Gatchina Palace Park Museum will host its second annual Night of Light, an impressive audio-visual show across the night sky. Tickets are 600 rubles ($16).


If graphic design is more your thing then check out Illustration Day, where you will be able to visit an exhibition, attend lectures by professionals and even show experts some of your own work. The event starts at noon at Zona Deystvia, 73 Ligovsky Prospekt. The entrance fee is 350 rubles ($10).



Sunday, Aug. 3


History lovers shouldnt miss the chance to see reenactments of World War I battles in Pushkin at noon. Besides exciting war scenes, visitors can enjoy live music, historical costumes, an equestrian show and a fancy-dress parade starting from the Moscow gates.
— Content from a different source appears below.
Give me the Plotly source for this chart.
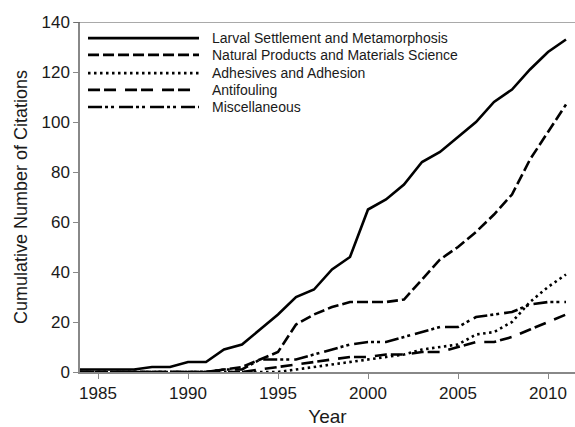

Garage Sale, the popular and growing flea market where nothing is priced over 500 rubles ($14.11), starts today at noon in Loft-Project Etagi, 74 Ligovsky Prospekt. Be sure to get in early to score a bargain. Entry costs 50 rubles ($1.40)



Monday, Aug. 4


Continue the working week with a calm and steady mind with a free yoga lesson at 7 p.m. in the Bukvoyed store at 23A Vladimirsky Prospekt.



Tuesday, Aug. 5


Visit The Romanov Dynasty doll exhibition today, where more than fifty porcelain dolls depicting Russian rulers, and made by Olina Ventzel, will be on show. The exhibition continues through Aug. 31 in Sheremetyev Palace, 34 Fontanka Naberezhnaya.